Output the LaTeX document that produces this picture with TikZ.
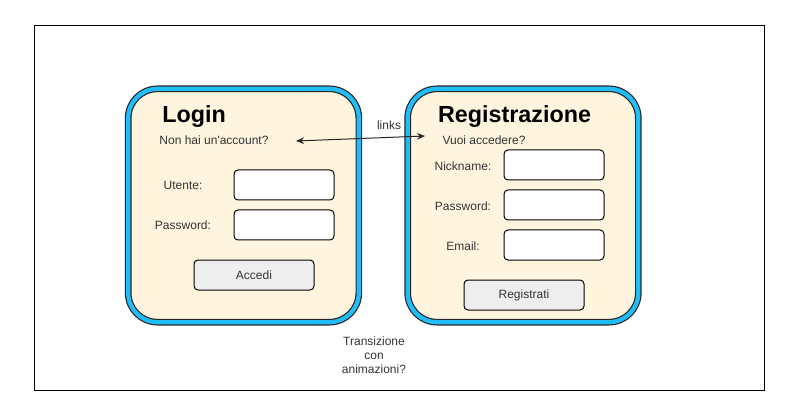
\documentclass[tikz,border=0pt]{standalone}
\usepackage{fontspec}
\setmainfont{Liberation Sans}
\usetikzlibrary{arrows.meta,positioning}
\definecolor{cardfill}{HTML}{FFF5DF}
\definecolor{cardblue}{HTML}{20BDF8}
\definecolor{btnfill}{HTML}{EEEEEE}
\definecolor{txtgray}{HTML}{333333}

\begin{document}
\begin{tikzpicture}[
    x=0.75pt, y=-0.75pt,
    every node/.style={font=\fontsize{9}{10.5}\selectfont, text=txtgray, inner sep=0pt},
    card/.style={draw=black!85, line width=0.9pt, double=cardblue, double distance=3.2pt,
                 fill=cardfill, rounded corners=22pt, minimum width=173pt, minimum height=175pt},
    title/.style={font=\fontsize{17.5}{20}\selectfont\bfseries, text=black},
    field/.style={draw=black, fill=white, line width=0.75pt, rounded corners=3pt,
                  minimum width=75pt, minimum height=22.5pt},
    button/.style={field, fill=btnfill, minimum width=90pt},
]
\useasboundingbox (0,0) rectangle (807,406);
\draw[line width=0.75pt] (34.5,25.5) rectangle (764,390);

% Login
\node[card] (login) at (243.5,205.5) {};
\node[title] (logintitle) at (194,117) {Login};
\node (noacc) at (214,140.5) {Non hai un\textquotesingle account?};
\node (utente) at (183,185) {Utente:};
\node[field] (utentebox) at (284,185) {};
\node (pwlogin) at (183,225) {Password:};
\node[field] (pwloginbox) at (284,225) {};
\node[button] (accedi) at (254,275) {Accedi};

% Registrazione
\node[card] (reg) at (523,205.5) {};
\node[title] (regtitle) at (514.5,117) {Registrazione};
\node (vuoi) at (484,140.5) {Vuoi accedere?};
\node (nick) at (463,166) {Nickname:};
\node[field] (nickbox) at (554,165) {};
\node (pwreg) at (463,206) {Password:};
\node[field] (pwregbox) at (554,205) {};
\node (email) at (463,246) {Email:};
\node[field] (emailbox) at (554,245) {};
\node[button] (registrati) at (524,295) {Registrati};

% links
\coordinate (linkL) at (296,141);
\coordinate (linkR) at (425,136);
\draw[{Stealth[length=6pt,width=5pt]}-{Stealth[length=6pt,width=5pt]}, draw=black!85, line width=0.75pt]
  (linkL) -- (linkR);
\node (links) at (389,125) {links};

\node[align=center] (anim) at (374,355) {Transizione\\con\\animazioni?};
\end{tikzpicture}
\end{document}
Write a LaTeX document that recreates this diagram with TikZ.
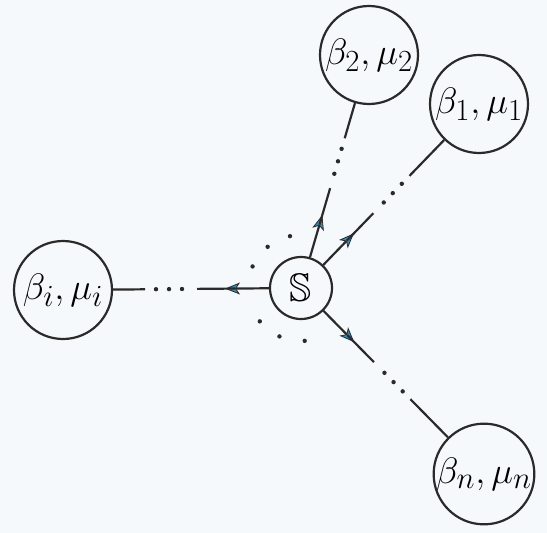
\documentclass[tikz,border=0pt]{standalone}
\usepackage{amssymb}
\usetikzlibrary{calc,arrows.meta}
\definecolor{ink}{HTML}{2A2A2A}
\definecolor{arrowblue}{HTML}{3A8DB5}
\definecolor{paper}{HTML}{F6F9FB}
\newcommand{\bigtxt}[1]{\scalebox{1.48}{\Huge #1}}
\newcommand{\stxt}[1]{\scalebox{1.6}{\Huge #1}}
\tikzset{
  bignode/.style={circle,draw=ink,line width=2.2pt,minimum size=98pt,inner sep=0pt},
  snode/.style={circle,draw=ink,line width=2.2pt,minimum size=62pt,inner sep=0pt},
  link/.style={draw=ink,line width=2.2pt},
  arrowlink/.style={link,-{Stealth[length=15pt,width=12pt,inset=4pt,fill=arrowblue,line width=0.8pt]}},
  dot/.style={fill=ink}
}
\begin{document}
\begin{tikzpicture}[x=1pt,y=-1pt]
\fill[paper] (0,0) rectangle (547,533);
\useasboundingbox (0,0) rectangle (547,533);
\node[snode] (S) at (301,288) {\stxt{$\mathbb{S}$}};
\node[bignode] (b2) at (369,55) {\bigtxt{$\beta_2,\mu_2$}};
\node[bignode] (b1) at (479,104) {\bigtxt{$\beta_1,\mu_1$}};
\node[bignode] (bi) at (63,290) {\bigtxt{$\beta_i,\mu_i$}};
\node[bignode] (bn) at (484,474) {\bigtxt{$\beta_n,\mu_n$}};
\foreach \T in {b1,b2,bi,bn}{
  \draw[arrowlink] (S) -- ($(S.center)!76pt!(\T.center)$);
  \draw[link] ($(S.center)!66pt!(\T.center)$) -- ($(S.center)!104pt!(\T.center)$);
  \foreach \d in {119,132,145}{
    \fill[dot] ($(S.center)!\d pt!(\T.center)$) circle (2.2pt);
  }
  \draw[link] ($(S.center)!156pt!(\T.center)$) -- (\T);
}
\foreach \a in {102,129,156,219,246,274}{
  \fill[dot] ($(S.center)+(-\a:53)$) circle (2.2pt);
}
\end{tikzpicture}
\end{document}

○ ○ ○ ○ ○ ○ ○

REQUIRED TASK: Only the lines from the start of the records to the one containing "(34.5,25.5) rectangle (764,390);" should be repeated, exactly and with both ends kept; drop any pictures.

EXERCISE ANSWER:
Output the LaTeX document that produces this picture with TikZ.
\documentclass[tikz,border=0pt]{standalone}
\usepackage{fontspec}
\setmainfont{Liberation Sans}
\usetikzlibrary{arrows.meta,positioning}
\definecolor{cardfill}{HTML}{FFF5DF}
\definecolor{cardblue}{HTML}{20BDF8}
\definecolor{btnfill}{HTML}{EEEEEE}
\definecolor{txtgray}{HTML}{333333}

\begin{document}
\begin{tikzpicture}[
    x=0.75pt, y=-0.75pt,
    every node/.style={font=\fontsize{9}{10.5}\selectfont, text=txtgray, inner sep=0pt},
    card/.style={draw=black!85, line width=0.9pt, double=cardblue, double distance=3.2pt,
                 fill=cardfill, rounded corners=22pt, minimum width=173pt, minimum height=175pt},
    title/.style={font=\fontsize{17.5}{20}\selectfont\bfseries, text=black},
    field/.style={draw=black, fill=white, line width=0.75pt, rounded corners=3pt,
                  minimum width=75pt, minimum height=22.5pt},
    button/.style={field, fill=btnfill, minimum width=90pt},
]
\useasboundingbox (0,0) rectangle (807,406);
\draw[line width=0.75pt] (34.5,25.5) rectangle (764,390);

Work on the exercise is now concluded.